Skip all pictures. Write out the data below from its first line through the line that contains "(b3t) at (548,526)".

start INFORMATION SUPPLIED

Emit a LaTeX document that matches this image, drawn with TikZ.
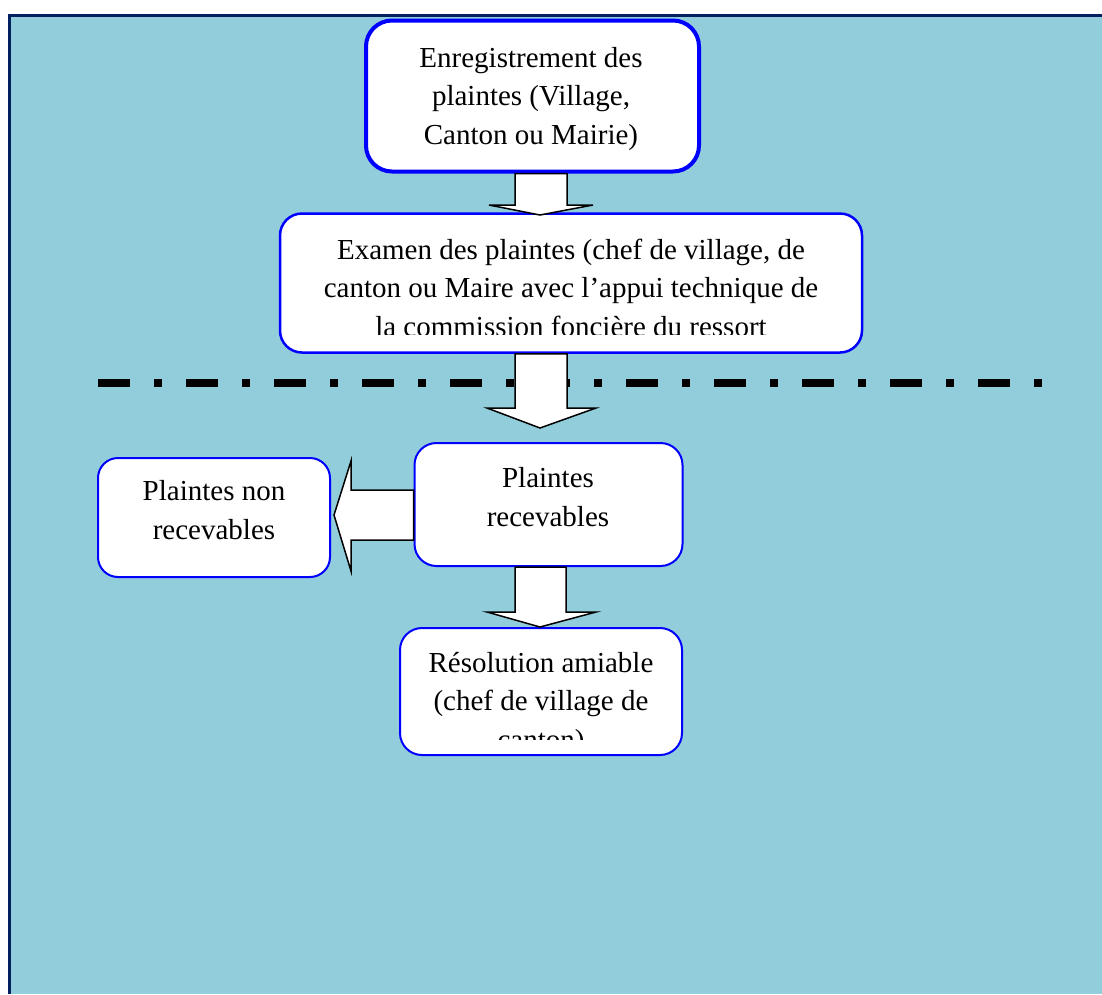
\documentclass[tikz,border=0pt]{standalone}
\usepackage{fontspec}
\setmainfont{Liberation Serif}
\definecolor{bgblue}{HTML}{92CDDB}
\definecolor{navy}{HTML}{002060}
\definecolor{boxblue}{HTML}{0000FF}
\begin{document}
\begin{tikzpicture}[x=1pt,y=-1pt,
  box/.style={draw=boxblue, fill=white, rounded corners=22pt, line width=2pt, inner sep=0pt},
  txt/.style={align=center, anchor=base, inner sep=0pt, font=\fontsize{29}{38.5}\selectfont},
  blockarrow/.style={draw=black, fill=white, line width=1.5pt, line join=miter}]
\useasboundingbox (0,0) rectangle (1102,994);
% background and frame
\fill[bgblue] (8,14) rectangle (1102,994);
\fill[navy] (8,14) rectangle (1102,17);
\fill[navy] (8,14) rectangle (11,994);

% boxes
\node[box, line width=4pt, rounded corners=26pt, minimum width=333pt, minimum height=151pt] (b1) at (532.5,96) {};
\node[txt] (b1t) at (531,144) {Enregistrement des\\plaintes (Village,\\Canton ou Mairie)};

\node[box, line width=2.5pt, minimum width=582pt, minimum height=139pt] (b2) at (571,283) {};
\begin{scope}
\clip (280,215) rectangle (862,334);
\node[txt] (b2t) at (571,336) {Examen des plaintes (chef de village, de\\canton ou Maire avec l’appui technique de\\la commission foncière du ressort};
\end{scope}

\node[box, minimum width=268pt, minimum height=123pt] (b3) at (548.5,504.5) {};
\node[txt] (b3t) at (548,526) {Plaintes\\recevables};

\node[box, rounded corners=20pt, minimum width=232pt, minimum height=119pt] (b4) at (214,517.5) {};
\node[txt] (b4t) at (214,539) {Plaintes non\\recevables};

\node[box, minimum width=282pt, minimum height=127pt] (b5) at (541,691.5) {};
\begin{scope}
\clip (401,630) rectangle (681,739);
\node[txt] (b5t) at (541,749) {Résolution amiable\\(chef de village de\\canton)};
\end{scope}

% dash-dot separator
\coordinate (sepL) at (98,383);
\coordinate (sepR) at (1046,383);
\draw[line width=8pt, dash pattern=on 32pt off 24pt on 8pt off 24pt] (sepL) -- (sepR);

% block arrows
\draw[blockarrow] (515,0 |- b1.south) -- (515,205) -- (489,205) -- (540,215) -- (593,205) -- (567,205) -- (567,0 |- b1.south) -- cycle;
\draw[blockarrow] (515,0 |- b2.south) -- (515,408) -- (487,408) -- (540,428) -- (596,408) -- (567,408) -- (567,0 |- b2.south) -- cycle;
\draw[blockarrow] (b3.west |- 0,490) -- (351,490) -- (351,461) -- (334,515) -- (351,571) -- (351,540) -- (b3.west |- 0,540) -- cycle;
\draw[blockarrow] (515,0 |- b3.south) -- (515,612) -- (487,612) -- (540,627) -- (596,612) -- (566,612) -- (566,0 |- b3.south) -- cycle;
\end{tikzpicture}
\end{document}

end INFORMATION SUPPLIED

**TASK OUTPUT**
Emit a LaTeX document that matches this image, drawn with TikZ.
\documentclass[tikz,border=0pt]{standalone}
\usepackage{fontspec}
\setmainfont{Liberation Serif}
\definecolor{bgblue}{HTML}{92CDDB}
\definecolor{navy}{HTML}{002060}
\definecolor{boxblue}{HTML}{0000FF}
\begin{document}
\begin{tikzpicture}[x=1pt,y=-1pt,
  box/.style={draw=boxblue, fill=white, rounded corners=22pt, line width=2pt, inner sep=0pt},
  txt/.style={align=center, anchor=base, inner sep=0pt, font=\fontsize{29}{38.5}\selectfont},
  blockarrow/.style={draw=black, fill=white, line width=1.5pt, line join=miter}]
\useasboundingbox (0,0) rectangle (1102,994);
% background and frame
\fill[bgblue] (8,14) rectangle (1102,994);
\fill[navy] (8,14) rectangle (1102,17);
\fill[navy] (8,14) rectangle (11,994);

% boxes
\node[box, line width=4pt, rounded corners=26pt, minimum width=333pt, minimum height=151pt] (b1) at (532.5,96) {};
\node[txt] (b1t) at (531,144) {Enregistrement des\\plaintes (Village,\\Canton ou Mairie)};

\node[box, line width=2.5pt, minimum width=582pt, minimum height=139pt] (b2) at (571,283) {};
\begin{scope}
\clip (280,215) rectangle (862,334);
\node[txt] (b2t) at (571,336) {Examen des plaintes (chef de village, de\\canton ou Maire avec l’appui technique de\\la commission foncière du ressort};
\end{scope}

\node[box, minimum width=268pt, minimum height=123pt] (b3) at (548.5,504.5) {};
\node[txt] (b3t) at (548,526) {Plaintes\\recevables};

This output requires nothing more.